There is one solution that we know will not work: simply scaling up the money spent on software and computing. We will need to live with flat budgets, so if the event rate of an experiment increases by a factor of 10 then we have a budget per event that just shrank by the same amount! Recognising this, the HEP Software Foundation (HSF) was invited by the WLCG in 2016 to produce a roadmap for how to evolve software and computing in the 2020s – resulting in a community white paper supported by hundreds of experts in many institutions worldwide (CERN Courier April 2018 p38). In parallel, CERN open lab – a public–private partnership through which CERN collaborates with leading ICT companies and other research organisations – published a white paper setting out specific challenges that are ripe for tackling through collaborative R&D projects with leading commercial partners.
Facing the data onslaught
Since the white paper was published, the HSF and the LHC-experiment collaborations have worked hard to tackle the challenges it lays out. Understanding how event generators can be best configured to get good physics at minimum cost is a major focus, while efforts to get simulation speed-ups from classical fast techniques, as well as new machine-learning approaches, have intensified. Reconstruction algorithms have been reworked to take advantage of GPUs and accelerators, and are being seriously considered for Run 3 by CMS and LHCb (as ALICE makes even more use of GPUs since their successful deployment in Run 2). In the analysis domain, the core of ROOT is being reworked to be faster and also easier for analysts to work with. Much inspiration is taken from the Python ecosystem, using Jupyter notebooks and services like SWAN.

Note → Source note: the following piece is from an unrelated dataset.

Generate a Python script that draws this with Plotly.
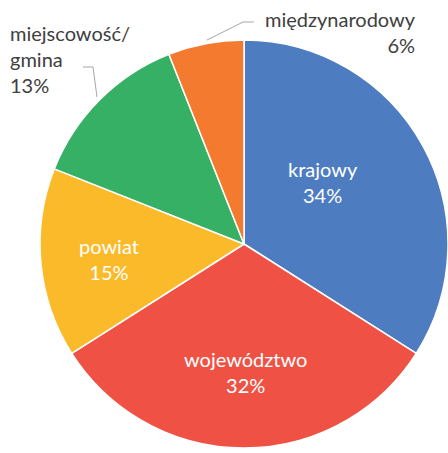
import plotly.graph_objects as go

labels = ["krajowy", "województwo", "powiat", "miejscowość/<br>gmina", "międzynarodowy"]
values = [34, 32, 15, 13, 6]
colors = ["#4E7CC0", "#EF5244", "#FBBA2A", "#35B064", "#F47A30"]

W, H = 448, 453

def px(x):
    return x / W

def py(y):
    return 1 - y / H

FONT = "Lato"
FS = 20

fig = go.Figure(go.Pie(
    labels=labels,
    values=values,
    sort=False,
    direction="clockwise",
    rotation=0,
    marker=dict(colors=colors, line=dict(color="white", width=1.5)),
    textinfo="none",
    hoverinfo="label+percent",
    showlegend=False,
    domain=dict(x=[px(40), 1.0], y=[py(450), py(38)]),
))

font_in = dict(family=FONT, size=FS, color="white")
font_out = dict(family=FONT, size=FS, color="#404040")

# data label placement (pixel centres / anchors), one per slice
label_specs = [
    (323, 182, "center", font_in),   # krajowy
    (245, 372, "center", font_in),   # województwo
    (109, 259, "center", font_in),   # powiat
    (8, 59, "left", font_out),       # miejscowość/gmina
    (418, 32, "right", font_out),    # międzynarodowy
]
for (x, y, anchor, f), lab, val in zip(label_specs, labels, values):
    fig.add_annotation(x=px(x), y=py(y), xref="paper", yref="paper",
                       text=f"{lab}<br>{val}%", showarrow=False,
                       xanchor=anchor, yanchor="middle", align=anchor, font=f)

# leader lines
line_style = dict(color="#A6A6A6", width=1)
fig.add_shape(type="path", xref="paper", yref="paper",
              path=f"M {px(207)} {py(40)} L {px(243)} {py(22)} L {px(254)} {py(22)}",
              line=line_style)
fig.add_shape(type="path", xref="paper", yref="paper",
              path=f"M {px(83)} {py(67)} L {px(93)} {py(67)} L {px(97)} {py(97)}",
              line=line_style)

fig.update_layout(
    width=W, height=H,
    margin=dict(l=0, r=0, t=0, b=0),
    paper_bgcolor="white",
    plot_bgcolor="white",
)

fig.write_html(
    "out.html",
    config={"displayModeBar": False},
    post_script="document.body.style.margin='0';document.body.style.overflow='hidden';",
)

These developments are firmly rooted in the new distributed models of software development based on GitHub or GitLab and with worldwide development communities, hackathons and social coding. Open source is also vital, and all of the LHC experiments have now opened up their software. In the computing domain there is intense R&D into improving data management and access, and the ATLAS-developed Rucio data management system is being adopted by a wide range of other HEP experiments and many astronomy communities. Many of these developments got a shot in the arm from the IRIS–HEP project in the US; other European initiatives, such as IRIS in the UK and the IDT-UM German project are helping, though much more remains to be done.
All this sets us on a good path for the future, but still, the problems remain significant, the implementation of solutions is difficult and the level of uncertainty is high. Looking back to the first computers at CERN and then imagining the same stretch of time into the future, predictions are next to impossible. Disruptive technology, like quantum computing, might even entirely revolutionise the field. However, if there is one thing that we can be sure of, it’s that the next decades of software and computing at CERN will very likely be as interesting and surprising as the ones already passed.